USDA documents indicate Baker never responded to the allegations, which waived his right to a hearing on the matter and, by fault, admitted guilt.
USDA subsequently filed cease and desist orders against Baker, which required him to stop violations of the equine act.
The agency also fined Baker $162,800, which was to be paid by mid-February. To date, that fine has not been paid, and Baker says he can’t afford to pay it.
USDA public affairs specialist Madelaine Fletcher said if the debt isn’t paid before it’s 180 days delinquent, Baker will be responsible for paying it, plus additional fees of up to 30 percent. There are a number of other penalties that can also apply, including seizing income tax refunds, economic stimulus payments or any federal payment, Fletcher said.
In December, Leroy Baker filed a petition with USDA asking them to reconsider their decision, which was denied because he didn’t respond within the allotted time.
Baker says 95 percent of the allegations are false and he questioned why infractions of the transport act weren’t brought to his attention sooner.
“I wanted to know why, if there was a problem, they waited five or six years to do anything,” Baker said. “If there’s something wrong, you fix it now.”
“They’ve got their paperwork all mixed up, and their investigator doesn’t even know what is going on. They’ve got me going to two different [slaughter plants] with the exact same load,” he said.
“They’re bogus charges.”
Baker said he’s been shown photos that USDA is using to prove certain claims, but even those photos show inconsistencies.
For instance, a fat horse with a short tail shipped from Sugarcreek was claimed to be emaciated when it arrived in Texas 12 hours later. However, photos of that horse taken in Texas showed it with a long tail and with identification tags in different places than when the horse left Ohio.

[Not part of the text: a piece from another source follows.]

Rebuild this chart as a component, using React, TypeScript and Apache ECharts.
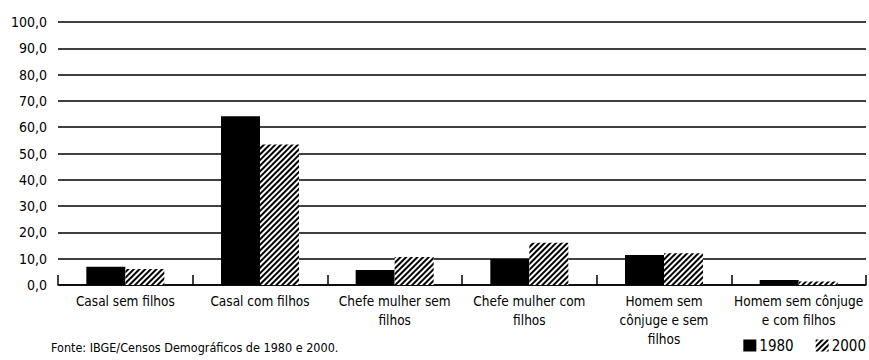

“Now you tell me that’s the same animal,” Baker said. “If there’s a mix-up or if a horse is injured once it gets [to the plant], that’s not my responsibility.
“Everybody who gets stopped for bank robbery says they didn’t do it. But if I did wrong, I will admit it and pay for my troubles.”
Baker, whose auction facility is frequented by animal rights activists and animal rescuers, said he’s aware that horse slaughter isn’t popular with the American public. He defends it anyhow.
“What’s worse, slaughtering a horse someone can’t or won’t care for anymore, or letting it die painfully?
“I tell the animal rights people if you want to buy all the horses in the world, go ahead. But don’t prolong their agony.”